In antichità molti tetti delle case di Venezia erano ricoperti di paglia o legno, cosicchè - vista la vicinanza forzata degli edifici - bastava una scintilla a far incendiare mezza città.
Per questo motivo si cercarono delle soluzioni che dettero vita ai camini "lunghi" (per allontanare il punto di scarico dai tetti) e terninati a "canna rovesciata" o "tronco di cono" per rallentare nell'ultimo tratto la velocità dei fumi e consentire quindi il graduale raffreddamento delle faville.
Molti erano addirittura decorati e dipinti, se ne contano oltre 10 tipi con diverse soluzioni al medesimo problema (vari percorsi forzati per i fumi). Sono circa 7000 i camini a Venezia, ma nel '500 se ne sono censiti ben 10.357.

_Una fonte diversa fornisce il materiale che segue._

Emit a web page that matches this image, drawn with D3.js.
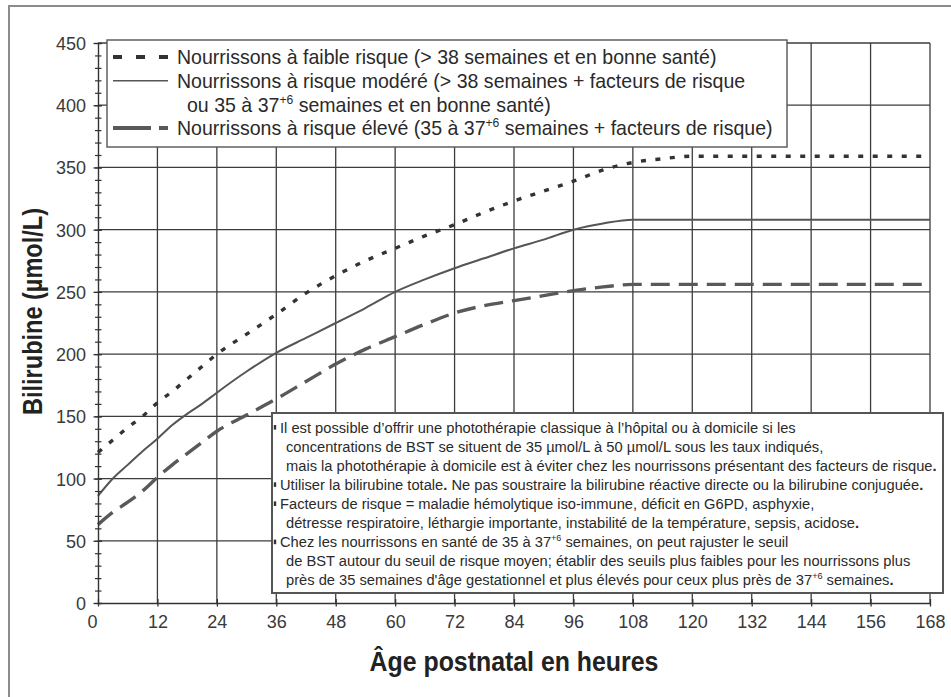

Tutti questi camini avevano in comune una qualche copertura alla sommità. Se ne parla in una legge emanata il 12 novembre del 1350 a Venezia, in cui si impone “ad cohoperiendum quendam caminum in quo traspluebat…”, e cioè che sia posta la copertura in sommità dei camini in modo che l’acqua piovana non penetri nella canna fumaria.
Tali soluzioni - rappresentate spesso nei quadri del Carpaccio e del Bellini - si sono diffuse ovunque nel tempo più per scelta architettonica che per reale necessità funzionale: raramente si incontrano densità abitative come quelle veneziane.
Va ricordato che anche i moderni Vigili del Fuoco incontrano serie difficoltà in caso di incendio nonostante a Venezia l'acqua non manchi di certo... Gli edifici sono spesso alti e senza il necessario spazio circostante per operare, inoltre per attingere l'acqua da un rio possono essere necessari dei percorsi davvero tortuosi tra le calli. Non dimentichiamo poi la pressione necessaria agli idranti per raggiungere la sommità degli edifici ed i danni che l'acqua salmastra - che necessariamente va usata - lascia su quanto rimane a spegnimento avvenuto.